Year of Graduation: Class of 2010
Major: Sociology-Urban and Community Development
Current Address: Baton Rouge, LA
How were you engaged in ARC? Not just the seminar/internship/fellowship, but describe the project.
During my ARC internship, I worked with the West Bloomington Task Force (as it was called then) and as an intern at State Farm’s Human Resources Department. With the task force, I was fortunate enough to work as the interim green team and youth team lead where our major project was to start a community garden on the west side of Bloomington. This took the phrase “grass-roots” to a whole new meaning. I worked with members of the Master Gardeners, City of Bloomington, and community leaders around the area to help start a community managed garden. This meant not only making presentations at a city open-house; this also meant walking door to door to talk to neighbors around the area to see how we will keep that space sacred. At State Farm, I help produce training program for new managers coming to the company.
Where did ARC take you professionally? Are you doing work that connects back to ARC in some way?
Personally, I must say that my professional life is personal work right now. The same building, same community that I am operating in now is the same exact building and community I worked in before upon graduating from IWU. I started as a middle school math teacher there and coming back as the school leader. The reason, though, is based in my understanding of my duty to communities I learn from. That’s a concept I learned in ARC. After graduate school, I moved to Chicago to work at a high school but didn’t feel that I fulfilled my duty to this community so I came back.

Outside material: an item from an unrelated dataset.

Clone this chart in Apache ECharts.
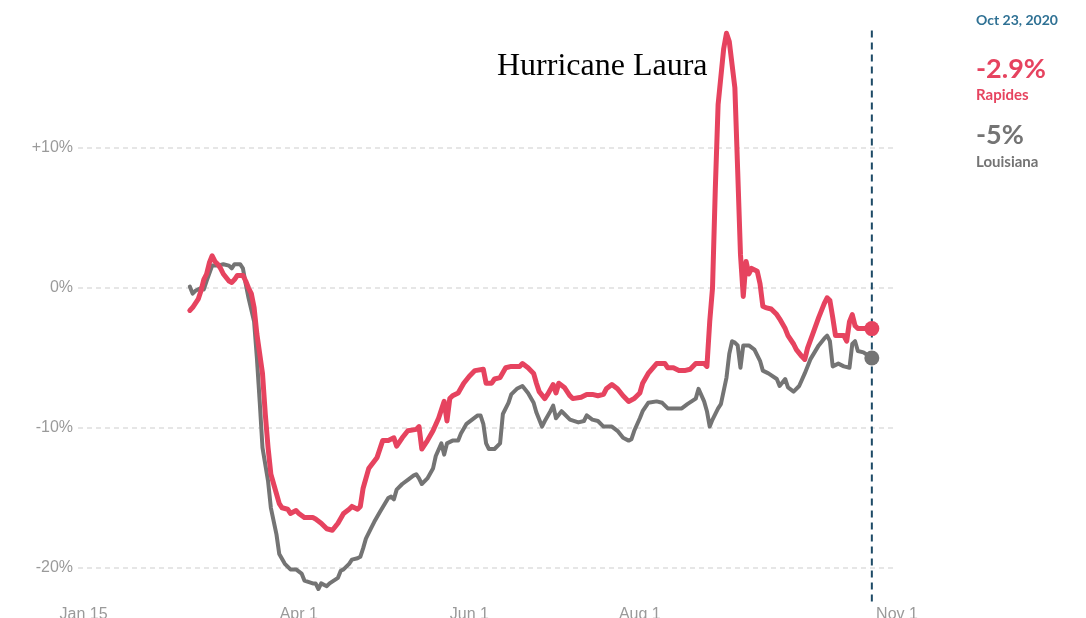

Did ARC teach you what we were supposed to teach you? Did we teach you anything that was a surprise or outside of the learning objectives?Â
What ARC did was teach me the operating theories in the community development world and then made them real in the Bloomington community. I read about asset based thinking and then I did it. As an educator, that level of practice is completes the full circle of learning. What ARC did was teach me how to focus and follow-through instead of hope things get better. What ARC did was teach me that I was the leader I wanted the whole time. I just needed the right training from the right people.
Share a great memory about ARC/IWU.
One of my favorite memories is first going to the plot of land the City of Bloomington gave us to start the garden. A couple of us were out there trying to clean some of the trash and sticks when a guy that worked just behind the plot saw us. There were a couple a big branches that he knew would impede on our progress. What does he do? Goes and grabs a chain saw and begins to action-tutor me how to cut this branch. That day, I didn’t wake up thinking, “I’m probably going to be given a chain saw and taught how to cut a large tree branch in real time today.” But it happened.